Thursday, 30 December 2010
The Crimson Petal and the White by Michel Faber
Synopsis: Sugar is a prostitiute in late 19th century London. Forced into prostituition by her mother at a young age ('here's a gentleman to keep you warm'), she hates men and spends her time writing a revenge novel. Soon to be afflent business-man William Rackham falls for her and first buys her a place to live, and then installs her as the governess to his daughter Sophie. As Sugar rises up socially, she meets a large cast of characters from all walks of society.
Score: 4.5 out of 5
This was an unputdownable book. I was worried about the length before starting (800+ pages, small font) but within the first chapter I was sucked into Victorian London and just wanted to read on and on. Sugar's world jumps out at you from the page and it feels like a true representation. There's no happy ever afters, prostitution is not at all glamorised and bad things happen to good people all of the time.
By far the biggest strength of Faber's novel is the characters. Even the minor characters were well developed and rounded (Caroline, the doctor) and the major characters started to feel like old friends by the end of the book. Faber seemed to have an especial talent for female characterisation - the determination and drive of Sugar was contrasted wonderfully with Rackham's wife, Agnes, a woman who had managed to bear a child without knowing anything about how her body functions and thinks that a demon is causing her menstruation.

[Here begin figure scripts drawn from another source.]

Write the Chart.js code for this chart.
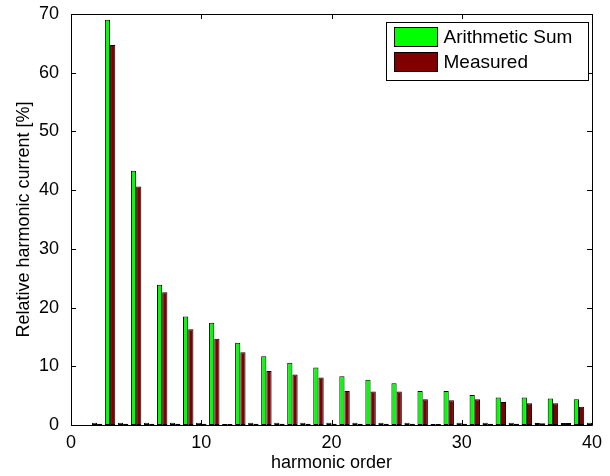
<!DOCTYPE html>
<html>
<head>
<meta charset="utf-8">
<script src="https://cdn.jsdelivr.net/npm/chart.js@4.4.1/dist/chart.umd.min.js"></script>
<style>
  html, body { margin: 0; padding: 0; background: #fff; }
  #wrap { width: 610px; height: 476px; }
</style>
</head>
<body>
<div id="wrap"><canvas id="grafico"></canvas></div>
<script>
// harmonic orders 2..40
var ordens = [2, 3, 4, 5, 6, 7, 8, 9, 10, 11, 12, 13, 14, 15, 16, 17, 18, 19, 20, 21,
              22, 23, 24, 25, 26, 27, 28, 29, 30, 31, 32, 33, 34, 35, 36, 37, 38, 39, 40];

// arithmetic sum of the individual currents [%]
var somaAritmetica = [0.4, 69.0, 0.4, 43.3, 0.4, 23.9, 0.4, 18.5, 0.4, 17.4, 0.15, 14.0, 0.4, 11.7, 0.4, 10.6, 0.4, 9.8, 0.4, 8.3,
                      0.4, 7.7, 0.4, 7.1, 0.4, 5.8, 0.15, 5.8, 0.4, 5.1, 0.4, 4.7, 0.4, 4.7, 0.35, 4.5, 0.35, 4.4, 0.4];

// measured currents [%]
var medido = [0.2, 64.7, 0.2, 40.6, 0.2, 22.6, 0.2, 16.3, 0.2, 14.7, 0.15, 12.4, 0.2, 9.2, 0.2, 8.6, 0.2, 8.1, 0.2, 5.8,
              0.2, 5.7, 0.2, 5.7, 0.2, 4.4, 0.15, 4.2, 0.2, 4.4, 0.2, 3.9, 0.2, 3.7, 0.3, 3.7, 0.35, 3.1, 0.3];

var xTicks = [0, 10, 20, 30, 40];
var yTicks = [0, 10, 20, 30, 40, 50, 60, 70];

var fonte = { family: "'Liberation Sans', Arial, sans-serif", size: 18 };

function pontos(valores) {
    return ordens.map(function (h, i) { return { x: h, y: valores[i] }; });
}

// box around the axes with inward tick marks, like a matlab figure
var caixaEixos = {
    id: 'caixaEixos',
    afterDatasetsDraw: function (chart) {
        var ctx = chart.ctx;
        var a = chart.chartArea;
        var sx = chart.scales.x, sy = chart.scales.y;
        var t = 5;
        ctx.save();
        ctx.strokeStyle = '#000';
        ctx.lineWidth = 1;
        ctx.beginPath();
        ctx.rect(Math.round(a.left) + 0.5, Math.round(a.top) + 0.5,
                 Math.round(a.right - a.left), Math.round(a.bottom - a.top));
        xTicks.forEach(function (v) {
            var px = Math.round(sx.getPixelForValue(v)) + 0.5;
            ctx.moveTo(px, a.bottom); ctx.lineTo(px, a.bottom - t);
            ctx.moveTo(px, a.top); ctx.lineTo(px, a.top + t);
        });
        yTicks.forEach(function (v) {
            var py = Math.round(sy.getPixelForValue(v)) + 0.5;
            ctx.moveTo(a.left, py); ctx.lineTo(a.left + t, py);
            ctx.moveTo(a.right, py); ctx.lineTo(a.right - t, py);
        });
        ctx.stroke();
        ctx.restore();
    }
};

// legend box inside the axes, top right
var legendaInterna = {
    id: 'legendaInterna',
    afterDraw: function (chart) {
        var ctx = chart.ctx;
        var a = chart.chartArea;
        var caixa = { x: a.right - 205.5, y: a.top + 8.5, w: 202, h: 58 };
        ctx.save();
        ctx.fillStyle = '#fff';
        ctx.strokeStyle = '#000';
        ctx.lineWidth = 1;
        ctx.fillRect(caixa.x, caixa.y, caixa.w, caixa.h);
        ctx.strokeRect(caixa.x, caixa.y, caixa.w, caixa.h);
        ctx.font = '19px ' + fonte.family;
        ctx.textBaseline = 'middle';
        chart.data.datasets.forEach(function (ds, i) {
            var y0 = caixa.y + 5 + i * 25;
            ctx.fillStyle = ds.backgroundColor;
            ctx.fillRect(caixa.x + 8, y0, 43, 19);
            ctx.strokeRect(caixa.x + 8, y0, 43, 19);
            ctx.fillStyle = '#000';
            ctx.fillText(ds.label, caixa.x + 57, y0 + 10);
        });
        ctx.restore();
    }
};

var graf = document.getElementById('grafico').getContext('2d');

var grafico = new Chart(graf, {
    type: 'bar',
    data: {
        datasets: [{
            label: 'Arithmetic Sum',
            data: pontos(somaAritmetica),
            backgroundColor: '#00ff00',
            borderColor: '#000000',
            borderWidth: 1,
            borderSkipped: false
        }, {
            label: 'Measured',
            data: pontos(medido),
            backgroundColor: '#800000',
            borderColor: '#000000',
            borderWidth: 1,
            borderSkipped: false
        }]
    },
    plugins: [caixaEixos, legendaInterna],
    options: {
        responsive: true,
        maintainAspectRatio: false,
        animation: false,
        datasets: {
            bar: { categoryPercentage: 0.8, barPercentage: 1.0 }
        },
        layout: {
            padding: { left: 0, right: 18, top: 14, bottom: 0 }
        },
        plugins: {
            legend: { display: false },
            tooltip: { enabled: false }
        },
        scales: {
            x: {
                type: 'linear',
                min: 0,
                max: 40,
                offset: false,
                grid: { display: false, drawTicks: false },
                border: { display: false },
                afterBuildTicks: function (s) {
                    s.ticks = xTicks.map(function (v) { return { value: v }; });
                },
                afterFit: function (s) {
                    s.height = 51;
                    s.paddingLeft = 0;
                    s.paddingRight = 0;
                },
                ticks: { color: '#000', font: fonte, padding: 7, maxRotation: 0 },
                title: {
                    display: true,
                    text: 'harmonic order',
                    color: '#000',
                    font: fonte,
                    padding: { top: 0, bottom: 2 }
                }
            },
            y: {
                min: 0,
                max: 70,
                grid: { display: false, drawTicks: false },
                border: { display: false },
                afterBuildTicks: function (s) {
                    s.ticks = yTicks.map(function (v) { return { value: v }; });
                },
                afterFit: function (s) {
                    s.width = 71;
                    s.paddingTop = 0;
                    s.paddingBottom = 0;
                },
                ticks: { color: '#000', font: fonte, padding: 12 },
                title: {
                    display: true,
                    text: 'Relative harmonic current [%]',
                    color: '#000',
                    font: fonte,
                    padding: { top: 13, bottom: 0 }
                }
            }
        }
    }
});
</script>
</body>
</html>
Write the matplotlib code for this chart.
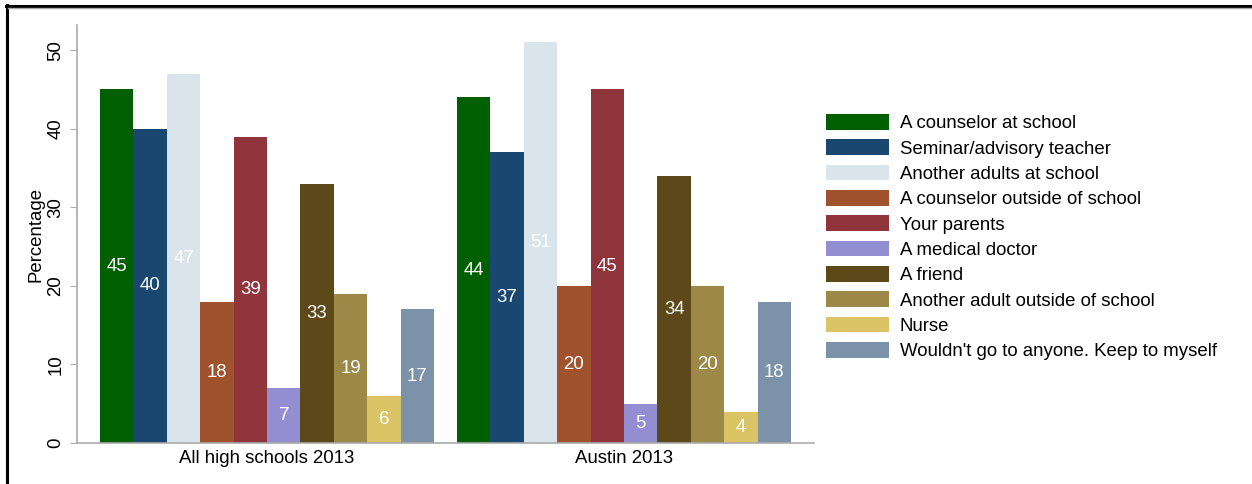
import matplotlib.pyplot as plt
from matplotlib.lines import Line2D

plt.rcParams['font.family'] = ['Liberation Sans', 'DejaVu Sans']

groups = ['All high schools 2013', 'Austin 2013']
categories = ['A counselor at school', 'Seminar/advisory teacher', 'Another adults at school',
              'A counselor outside of school', 'Your parents', 'A medical doctor', 'A friend',
              'Another adult outside of school', 'Nurse', "Wouldn't go to anyone. Keep to myself"]
all_schools = [45, 40, 47, 18, 39, 7, 33, 19, 6, 17]
austin = [44, 37, 51, 20, 45, 5, 34, 20, 4, 18]
colors = ['#005f00', '#1a476f', '#d9e5eb', '#a0522d', '#90353b', '#938dd2',
          '#5c4818', '#9c8847', '#dac466', '#7b92a8']

series = [all_schools, austin]
gap = 0.69
group_step = len(categories) + gap
fs = 13.4

fig = plt.figure(figsize=(12.52, 4.84), dpi=100)
ax = fig.add_axes([77 / 1252, 41 / 484, 737 / 1252, 418 / 484])

bars_for_legend = []
for j, cat in enumerate(categories):
    xs = [g * group_step + j + 0.5 for g in range(len(groups))]
    vals = [s[j] for s in series]
    b = ax.bar(xs, vals, width=1.0, color=colors[j], label=cat, linewidth=0)
    bars_for_legend.append(b)
    for x, v in zip(xs, vals):
        ax.text(x, v / 2, str(v), ha='center', va='center', color='white', fontsize=fs)

ax.set_xlim(-gap, len(groups) * group_step)
ax.set_ylim(0, 53.2)
ax.set_xticks([g * group_step + len(categories) / 2 for g in range(len(groups))])
ax.set_xticklabels(groups, fontsize=fs)
ax.tick_params(axis='x', length=0, pad=5)
ax.set_yticks([0, 10, 20, 30, 40, 50])
ax.set_yticklabels(['0', '10', '20', '30', '40', '50'], rotation=90, va='center', fontsize=fs)
ax.tick_params(axis='y', length=5, color='#aaaaaa', pad=4)
ax.set_ylabel('Percentage', fontsize=fs, labelpad=2)

for side in ['top', 'right']:
    ax.spines[side].set_visible(False)
for side in ['left', 'bottom']:
    ax.spines[side].set_color('#aaaaaa')
    ax.spines[side].set_linewidth(1.2)

fig.legend(handles=bars_for_legend, labels=categories, loc='upper left',
           bbox_to_anchor=(826 / 1252, 1 - 114 / 484), frameon=False, fontsize=fs,
           handlelength=3.4, handleheight=0.92, handletextpad=0.55, labelspacing=0.38,
           borderaxespad=0, borderpad=0)

# frame lines of the surrounding graph region
fig.add_artist(Line2D([6 / 1252, 1], [1 - 5.5 / 484, 1 - 5.5 / 484], color='black', lw=2.2,
                      transform=fig.transFigure))
fig.add_artist(Line2D([6.5 / 1252, 6.5 / 1252], [0, 1 - 5 / 484], color='black', lw=2.2,
                      transform=fig.transFigure))
fig.add_artist(Line2D([8 / 1252, 1], [1 - 8 / 484, 1 - 8 / 484], color='#aaaaaa', lw=1,
                      transform=fig.transFigure))

fig.savefig('out.png', dpi=100)
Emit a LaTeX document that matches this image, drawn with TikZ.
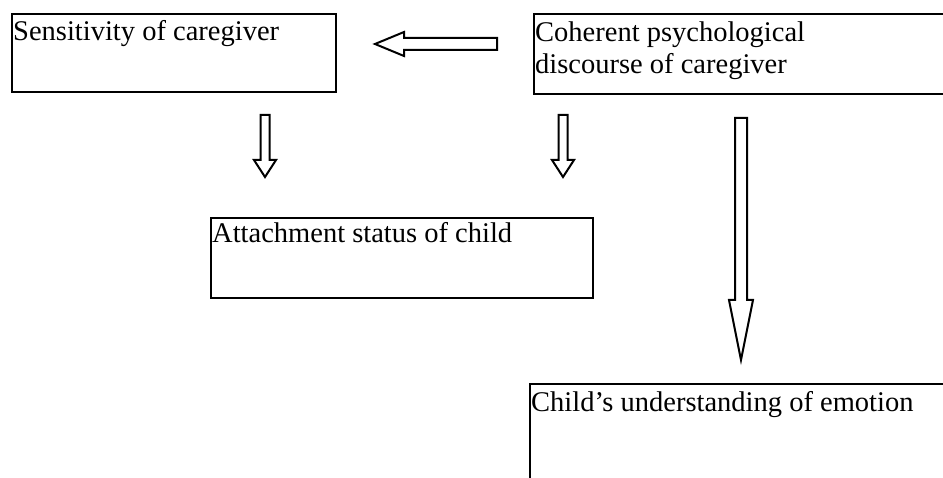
\documentclass[tikz,border=0pt]{standalone}
\usepackage{fontspec}
\setmainfont{Liberation Serif}
\newcommand\dnarrw[6]{% x, top, headback, tip, shafthalf, headhalf
  \draw[blockarrow] ({#1-#5},#2) -- ({#1+#5},#2) -- ({#1+#5},#3) -- ({#1+#6},#3)
    -- (#1,#4) -- ({#1-#6},#3) -- ({#1-#5},#3) -- cycle;}
\begin{document}
\begin{tikzpicture}[x=1pt,y=-1pt,
  box/.style={draw, line width=2.2pt, anchor=north west, inner sep=0pt},
  txt/.style={anchor=base west, inner sep=0pt, font=\fontsize{28.5}{32}\selectfont, align=left},
  blockarrow/.style={draw, line width=2pt, line join=miter}]
\useasboundingbox (0,0) rectangle (943,478);
% boxes
\node[box, minimum width=324pt, minimum height=78pt] (b1) at (11,13) {};
\node[txt] (t1) at (13,41) {Sensitivity of caregiver};
\node[box, minimum width=430pt, minimum height=80pt] (b2) at (533,13) {};
\node[txt] (t2) at (535,42) {Coherent psychological};
\node[txt] (t2b) at (535,74) {discourse of caregiver};
\node[box, minimum width=382pt, minimum height=80pt] (b3) at (210,217) {};
\node[txt] (t3) at (212,243) {Attachment status of child};
\node[box, minimum width=430pt, minimum height=120pt] (b4) at (529,383) {};
\node[txt] (t4) at (531,412) {Child's understanding of emotion};
% left block arrow
\draw[blockarrow] (497,38) -- (404,38) -- (404,32) -- (375,44) -- (404,56) -- (404,50) -- (497,50) -- cycle;
% down block arrows
\dnarrw{265}{115}{160}{177}{4.5}{11}
\dnarrw{563}{115}{160}{177}{4.5}{11}
\dnarrw{741}{118}{300}{360}{6}{12}
\end{tikzpicture}
\end{document}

I also had a soft spot for Mrs Fox, a widow who didn't care about society's rules and was trying to help prostitutes in her own blundering way. Compared to this, the male characters were equally complex, but weak.
This was also a book that had a lot to say on a number of issues: prostititution, the role of women, class, poverty, depression, religion, insanity, healthcare, attitudes to children, social climbing and marriage. But thankfully all this took a back seat to the story and Faber never came off as preachy. All of the characters went through a decent amount of development and by the end of the book I didn't want it to be over. I could happily have read about the next 30 or so year's of Sugar's life.
The only criticism I can make, that stopped it from receiving 5 stars, was the abrupt nature of the ending. Even though I can appreciate the artistic merit in the ending, I wanted to know what happened next!
Recommended for historical and gothic fiction fans.